Dr. Coffman co-founded the ACM Special Interest Group on Measurement and Evaluation (SIGMETRICS), the IFIP Working
Group 7.3 on Performance Evaluation and Monitoring, and the ACM Special Interest Group on Operating Systems (SIGOPS)
conference. He has served on dozens of program and technical committees. Dr. Coffman served on journals in scheduling,
performance evaluation, and networking, and served as editor of a number of distinguished journals, including a term as
Editor-in-Chief of the Journal of the ACM. He is currently a member of the editorial board of
Transactions on Algorithms and the Journal of Interconnection Networks.
Dr. Coffman also enjoyed substantial collaborations with Soviet computer scientists. With the fall of the Soviet
Union, he played a key role in facilitating their participation and integration into the western scientific community.

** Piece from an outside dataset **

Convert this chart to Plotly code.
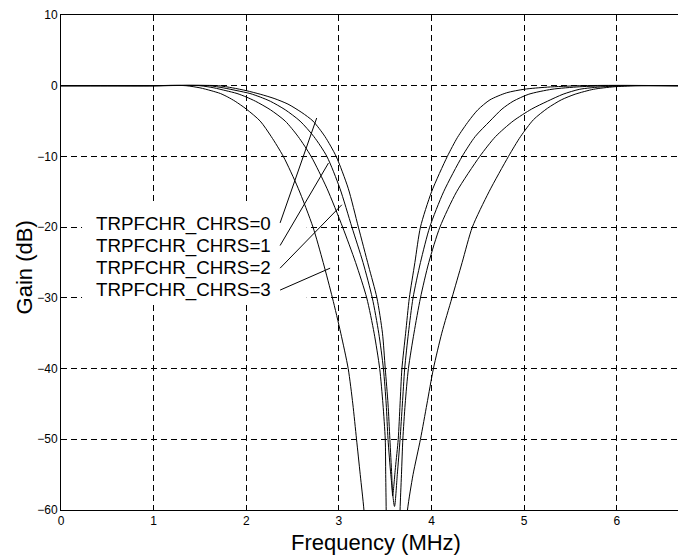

This effort included helping former Soviet scientists to get jobs in the west, and also securing a grant from AT&T Bell
Laboratories to fund the applied probability and information theory groups in Moscow and Leningrad (St. Petersburg)
during the economic crises in the immediate post-communist era.
Dr. Coffman is an ACM and IEEE Fellow. His previous honors include the Distinguished Member of Technical Staff,
AT&T Bell Laboratories Award (1984), the ACM Outstanding Contribution Award (1987), and he was the recipient of the
first ACM SIGMETRICS Achievement Award (2002).